- West Coast Warning: California Targets Nonresident Franchisors
- October 13, 2009
- Law Firm: Baker, Donelson, Bearman, Caldwell & Berkowitz, PC - Birmingham Office
It appears that California has joined New York in targeting nonresident franchisors. The California Franchise Tax Board (FTB) has taken the position that nonresident franchisors not qualified to conduct business in California are subject to California withholding. The FTB website states when a nonresident payee – in this case, a franchisor – is not qualified with the California Secretary of State to do business in California, and does not maintain a permanent place of business in California, the payor must withhold 7% from all California source income payments that exceed $1,500 in a calendar year. The FTB website further states that California source income includes payment of royalties.
California law exempts nonresidents from 7% withholding if the nonresident is qualified to do business in California. But the nonresident will be subject to California income taxes. Even more troubling is Section 17952(a) of the California Code of Regulations (CCR), which provides:
Income of nonresidents from rentals or royalties for the use of, or for the privilege of using in this State, patents, copyrights, secret processes and formulas, goodwill, trade-marks, trade brands, franchises, and other like property is taxable, if such intangible property has a business situs in this State within the meaning of [Section 17592](c).
Section 17952(c) of the CCR provides:
Intangible personal property has a business situs in this State if it is employed as capital in this State or the possession and control of the property has been localized in connection with a business, trade or profession in this State so that its substantial use and value attach to and become an asset of the business, trade or profession in this State.
If the nonresident’s intangible personal property is “employed as capital” in California, the nonresident’s effective tax rate will likely be increased. Although this tax approach was undoubtedly directed at the entertainment industry exiles who fled the Golden State for lower tax jurisdictions, its plain language covers franchise royalties.
By way of an example, let’s assume that the Franchisor (nonresident, but qualified to do business in California) has $1 million in gross revenues, derives $300,000 of its revenues as royalties from California and has taxable income equal to $200,000. In addition, assume that Franchisor has no payroll in California and employs no capital in California. Using California’s allocation formula, the tax on the income is $2,652.
Now assume the following: (i) the value of this same Franchisor is $5 million; (ii) 70% of that value is represented by its trademark and goodwill; (iii) Franchisor’s business in California of licensing its intellectual property constitutes the “employing of capital”; and (iv) that such capital employed are deemed to be in the same percentage as revenues earned (i.e., 30%).
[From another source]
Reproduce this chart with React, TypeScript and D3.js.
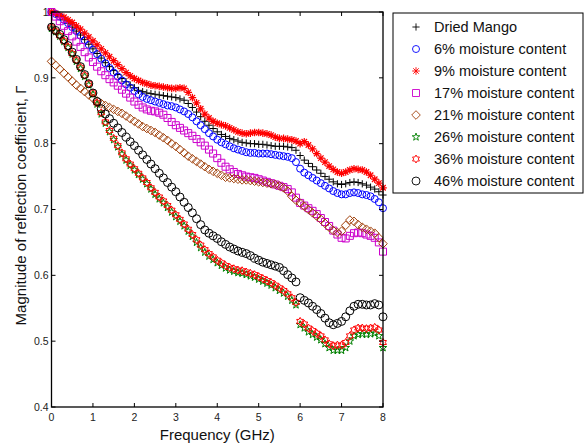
import React from "react";
import * as d3 from "d3";

// Frequency samples (GHz)
const freq: number[] = d3.range(0, 81).map((i) => i / 10);

const seriesNames = [
  "Dried Mango",
  "6% moisture content",
  "9% moisture content",
  "17% moisture content",
  "21% moisture content",
  "26% moisture content",
  "36% moisture content",
  "46% moisture content",
];

const driedMango = [
  1.0, 0.997, 0.993, 0.988, 0.983, 0.977, 0.971, 0.965, 0.958, 0.951,
  0.944, 0.937, 0.93, 0.923, 0.917, 0.911, 0.905, 0.899, 0.894, 0.889,
  0.885, 0.881, 0.879, 0.877, 0.876, 0.875, 0.874, 0.873, 0.872, 0.871,
  0.87, 0.868, 0.866, 0.861, 0.855, 0.848, 0.841, 0.834, 0.828, 0.823,
  0.818, 0.814, 0.811, 0.808, 0.806, 0.804, 0.802, 0.801, 0.8, 0.8,
  0.799, 0.799, 0.798, 0.797, 0.796, 0.796, 0.796, 0.795, 0.794, 0.79,
  0.782, 0.775, 0.77, 0.765, 0.76, 0.755, 0.75, 0.746, 0.742, 0.739,
  0.738, 0.739, 0.741, 0.742, 0.741, 0.739, 0.737, 0.734, 0.731, 0.727,
  0.722,
];

const moisture6 = [
  1.0, 0.997, 0.993, 0.988, 0.983, 0.977, 0.971, 0.964, 0.957, 0.95,
  0.943, 0.936, 0.929, 0.922, 0.915, 0.908, 0.902, 0.896, 0.89, 0.885,
  0.88, 0.875, 0.871, 0.868, 0.866, 0.864, 0.862, 0.86, 0.858, 0.857,
  0.855, 0.852, 0.849, 0.845, 0.84, 0.834, 0.828, 0.822, 0.816, 0.811,
  0.806, 0.802, 0.799, 0.796, 0.793, 0.791, 0.789, 0.787, 0.786, 0.786,
  0.785, 0.785, 0.785, 0.784, 0.783, 0.782, 0.781, 0.78, 0.778, 0.772,
  0.762, 0.756, 0.752, 0.748, 0.744, 0.74, 0.736, 0.732, 0.728, 0.725,
  0.723, 0.723, 0.725, 0.726, 0.725, 0.723, 0.722, 0.72, 0.716, 0.711,
  0.702,
];

const moisture9 = [
  1.0, 0.998, 0.995, 0.992, 0.988, 0.984, 0.979, 0.974, 0.968, 0.962,
  0.956, 0.95, 0.944, 0.938, 0.932, 0.926, 0.92, 0.914, 0.908, 0.903,
  0.899, 0.896, 0.893, 0.891, 0.889, 0.888, 0.887, 0.886, 0.885, 0.884,
  0.884, 0.885, 0.884, 0.878, 0.87, 0.862, 0.853, 0.845, 0.839, 0.834,
  0.831, 0.829, 0.827, 0.824, 0.821, 0.818, 0.816, 0.815, 0.816, 0.817,
  0.817, 0.816, 0.815, 0.813, 0.81, 0.808, 0.808, 0.807, 0.806, 0.804,
  0.8, 0.803, 0.798, 0.792, 0.785, 0.778, 0.772, 0.766, 0.761, 0.757,
  0.755, 0.757, 0.76, 0.762, 0.761, 0.76, 0.757, 0.752, 0.746, 0.74,
  0.733,
];

const moisture17 = [
  1.0, 0.993, 0.986, 0.979, 0.971, 0.963, 0.955, 0.947, 0.939, 0.931,
  0.924, 0.917, 0.91, 0.904, 0.898, 0.893, 0.888, 0.882, 0.876, 0.87,
  0.864, 0.859, 0.855, 0.852, 0.85, 0.849, 0.847, 0.844, 0.839, 0.833,
  0.828, 0.824, 0.82, 0.816, 0.812, 0.807, 0.802, 0.797, 0.791, 0.785,
  0.778, 0.771, 0.765, 0.761, 0.757, 0.754, 0.752, 0.75, 0.749, 0.748,
  0.746, 0.744, 0.742, 0.74, 0.738, 0.736, 0.734, 0.731, 0.726, 0.718,
  0.71, 0.706, 0.702, 0.698, 0.693, 0.687, 0.681, 0.675, 0.668, 0.662,
  0.657, 0.656, 0.66, 0.664, 0.665, 0.664, 0.662, 0.66, 0.657, 0.65,
  0.636,
];

const moisture21 = [
  0.925, 0.919, 0.913, 0.907, 0.901, 0.895, 0.889, 0.884, 0.879, 0.874,
  0.869, 0.865, 0.861, 0.858, 0.855, 0.852, 0.849, 0.846, 0.842, 0.838,
  0.834, 0.83, 0.826, 0.823, 0.82, 0.817, 0.813, 0.809, 0.805, 0.8,
  0.796, 0.791, 0.786, 0.781, 0.777, 0.773, 0.769, 0.765, 0.761, 0.758,
  0.755, 0.752, 0.749, 0.748, 0.747, 0.746, 0.745, 0.745, 0.744, 0.743,
  0.742, 0.741, 0.74, 0.739, 0.738, 0.736, 0.733, 0.728, 0.72, 0.714,
  0.71, 0.705, 0.7, 0.695, 0.69, 0.685, 0.679, 0.673, 0.668, 0.665,
  0.667, 0.676, 0.684, 0.682, 0.677, 0.673, 0.67, 0.667, 0.664, 0.657,
  0.648,
];

const moisture26 = [
  0.975, 0.97, 0.963, 0.955, 0.946, 0.936, 0.925, 0.914, 0.902, 0.889,
  0.875, 0.86, 0.845, 0.831, 0.818, 0.806, 0.795, 0.784, 0.775, 0.767,
  0.76, 0.753, 0.746, 0.739, 0.731, 0.723, 0.716, 0.71, 0.703, 0.696,
  0.689, 0.682, 0.675, 0.667, 0.659, 0.65, 0.642, 0.635, 0.629, 0.624,
  0.619, 0.615, 0.611, 0.608, 0.606, 0.604, 0.603, 0.601, 0.599, 0.597,
  0.594, 0.591, 0.588, 0.585, 0.581, 0.577, 0.573, 0.568, 0.562, 0.555,
  0.525, 0.52, 0.514, 0.51, 0.506, 0.502, 0.496, 0.49, 0.486, 0.486,
  0.486, 0.49, 0.5, 0.508, 0.51, 0.511, 0.51, 0.511, 0.512, 0.508,
  0.49,
];

const moisture36 = [
  0.977, 0.971, 0.964, 0.956, 0.947, 0.937, 0.927, 0.916, 0.904, 0.891,
  0.877, 0.862, 0.847, 0.833, 0.82, 0.808, 0.797, 0.786, 0.777, 0.769,
  0.762, 0.755, 0.748, 0.741, 0.733, 0.726, 0.719, 0.713, 0.706, 0.699,
  0.692, 0.685, 0.678, 0.67, 0.662, 0.654, 0.646, 0.639, 0.633, 0.628,
  0.623, 0.619, 0.615, 0.612, 0.61, 0.608, 0.607, 0.605, 0.603, 0.601,
  0.598, 0.595, 0.592, 0.589, 0.585, 0.581, 0.577, 0.572, 0.566, 0.559,
  0.53, 0.526, 0.52, 0.516, 0.512, 0.508, 0.502, 0.496, 0.493, 0.494,
  0.494, 0.498, 0.508, 0.517, 0.52, 0.52, 0.519, 0.52, 0.521, 0.517,
  0.498,
];

const moisture46 = [
  0.977, 0.972, 0.966, 0.958, 0.949, 0.939, 0.928, 0.917, 0.905, 0.891,
  0.877, 0.864, 0.853, 0.845, 0.838, 0.831, 0.824, 0.817, 0.81, 0.803,
  0.797, 0.79, 0.783, 0.776, 0.769, 0.762, 0.755, 0.748, 0.741, 0.734,
  0.727, 0.719, 0.711, 0.703, 0.695, 0.686, 0.677, 0.669, 0.664, 0.66,
  0.656, 0.651, 0.647, 0.643, 0.64, 0.637, 0.635, 0.633, 0.63, 0.626,
  0.623, 0.62, 0.618, 0.616, 0.614, 0.612, 0.607, 0.601, 0.596, 0.59,
  0.566, 0.562, 0.558, 0.553, 0.548, 0.542, 0.535, 0.528, 0.525, 0.527,
  0.53, 0.537, 0.546, 0.553, 0.556, 0.556, 0.555, 0.555, 0.557, 0.555,
  0.537,
];

const seriesValues = [
  driedMango,
  moisture6,
  moisture9,
  moisture17,
  moisture21,
  moisture26,
  moisture36,
  moisture46,
];

const seriesColors = [
  "#000000",
  "#0000ff",
  "#ff0000",
  "#cc00cc",
  "#a0400a",
  "#008000",
  "#ff0000",
  "#000000",
];

type MarkerKind = "plus" | "circle" | "asterisk" | "square" | "diamond" | "pentagram" | "hexagram" | "bigcircle";
const seriesMarkers: MarkerKind[] = [
  "plus",
  "circle",
  "asterisk",
  "square",
  "diamond",
  "pentagram",
  "hexagram",
  "bigcircle",
];

const xTicks = [0, 1, 2, 3, 4, 5, 6, 7, 8];
const yTicks = [0.4, 0.5, 0.6, 0.7, 0.8, 0.9, 1];

function starPath(cx: number, cy: number, points: number, rOut: number, rIn: number): string {
  const pts: string[] = [];
  for (let i = 0; i < points * 2; i++) {
    const r = i % 2 === 0 ? rOut : rIn;
    const a = -Math.PI / 2 + (i * Math.PI) / points;
    pts.push(`${(cx + r * Math.cos(a)).toFixed(2)},${(cy + r * Math.sin(a)).toFixed(2)}`);
  }
  return "M" + pts.join("L") + "Z";
}

function markerPath(kind: MarkerKind, cx: number, cy: number): string {
  switch (kind) {
    case "plus": {
      const s = 3.6;
      return `M${cx - s},${cy}H${cx + s}M${cx},${cy - s}V${cy + s}`;
    }
    case "asterisk": {
      const s = 3.8;
      const d = s * 0.72;
      return `M${cx - s},${cy}H${cx + s}M${cx},${cy - s}V${cy + s}M${cx - d},${cy - d}L${cx + d},${cy + d}M${cx - d},${cy + d}L${cx + d},${cy - d}`;
    }
    case "circle": {
      const r = 3.5;
      return `M${cx + r},${cy}A${r},${r} 0 1,1 ${cx - r},${cy}A${r},${r} 0 1,1 ${cx + r},${cy}Z`;
    }
    case "bigcircle": {
      const r = 4.0;
      return `M${cx + r},${cy}A${r},${r} 0 1,1 ${cx - r},${cy}A${r},${r} 0 1,1 ${cx + r},${cy}Z`;
    }
    case "square": {
      const s = 3.5;
      return `M${cx - s},${cy - s}H${cx + s}V${cy + s}H${cx - s}Z`;
    }
    case "diamond": {
      const s = 4.3;
      return `M${cx},${cy - s}L${cx + s},${cy}L${cx},${cy + s}L${cx - s},${cy}Z`;
    }
    case "pentagram":
      return starPath(cx, cy, 5, 4.0, 1.6);
    case "hexagram":
      return starPath(cx, cy, 6, 4.0, 2.3);
  }
}

const W = 584;
const H = 443;
const plot = { left: 51.5, right: 383, top: 12, bottom: 407 };

export default function App() {
  const x = d3.scaleLinear().domain([0, 8]).range([plot.left, plot.right]);
  const y = d3.scaleLinear().domain([0.4, 1]).range([plot.bottom, plot.top]);
  const font = "Liberation Sans, Arial, sans-serif";
  const tickLen = 4;

  const legend = { x: 393, y: 13, w: 190, h: 180, step: 22, first: 27, markerX: 416, textX: 434 };

  return (
    <svg
      width={W}
      height={H}
      style={{ position: "absolute", left: 0, top: 0, background: "#fff" }}
      fontFamily={font}
    >
      <rect x={0} y={0} width={W} height={H} fill="#fff" />
      {/* series */}
      {seriesValues.map((vals, si) => {
        const d = vals.map((v, i) => markerPath(seriesMarkers[si], x(freq[i]), y(v))).join("");
        return (
          <path
            key={si}
            d={d}
            fill="none"
            stroke={seriesColors[si]}
            strokeWidth={seriesMarkers[si] === "asterisk" ? 1.2 : 1}
          />
        );
      })}
      {/* axes box */}
      <rect
        x={plot.left}
        y={plot.top}
        width={plot.right - plot.left}
        height={plot.bottom - plot.top}
        fill="none"
        stroke="#000"
        strokeWidth={1.3}
      />
      {/* x ticks */}
      {xTicks.map((t) => (
        <g key={"xt" + t}>
          <line x1={x(t)} x2={x(t)} y1={plot.bottom} y2={plot.bottom - tickLen} stroke="#000" strokeWidth={1} />
          <line x1={x(t)} x2={x(t)} y1={plot.top} y2={plot.top + tickLen} stroke="#000" strokeWidth={1} />
          <text x={x(t)} y={plot.bottom + 14} fontSize={10.5} textAnchor="middle" fill="#222">
            {t}
          </text>
        </g>
      ))}
      {/* y ticks */}
      {yTicks.map((t) => (
        <g key={"yt" + t}>
          <line x1={plot.left} x2={plot.left + tickLen} y1={y(t)} y2={y(t)} stroke="#000" strokeWidth={1} />
          <line x1={plot.right} x2={plot.right - tickLen} y1={y(t)} y2={y(t)} stroke="#000" strokeWidth={1} />
          <text x={plot.left - 3} y={y(t) + 3.8} fontSize={10.5} textAnchor="end" fill="#222">
            {d3.format("")(t)}
          </text>
        </g>
      ))}
      {/* axis labels */}
      <text x={(plot.left + plot.right) / 2} y={440} fontSize={15} textAnchor="middle" fill="#111">
        Frequency (GHz)
      </text>
      <text
        transform={`translate(26,${(plot.top + plot.bottom) / 2 - 4}) rotate(-90)`}
        fontSize={15}
        textAnchor="middle"
        fill="#111"
      >
        Magnitude of reflection coefficient, Γ
      </text>
      {/* legend */}
      <rect x={legend.x} y={legend.y} width={legend.w} height={legend.h} fill="#fff" stroke="#000" strokeWidth={1} />
      {seriesNames.map((name, si) => {
        const cy = legend.first + si * legend.step;
        return (
          <g key={"lg" + si}>
            <path d={markerPath(seriesMarkers[si], legend.markerX, cy)} fill="none" stroke={seriesColors[si]} strokeWidth={0.9} />
            <text x={legend.textX} y={cy + 5} fontSize={14.5} fill="#111">
              {name}
            </text>
          </g>
        );
      })}
    </svg>
  );
}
California’s allocation formula then produces a tax due of $3,580.
It gets even worse. Let’s now assume that our sample Franchisor is actually a nonresident who is not qualified to do business in California. Under California’s new allocation formula, the Franchisor’s tax liability then soars to $21,000, resulting in an effective tax rate of 10.5%.
Franchisors receiving California source income from their franchisees should contact their tax advisor immediately to determine whether it makes sense to become qualified to conduct business in California. Because franchise registration under the California Franchise Investment Law requires consent to service of process as a condition to franchising in California, a major reason for not undertaking qualification may be absent for franchisors.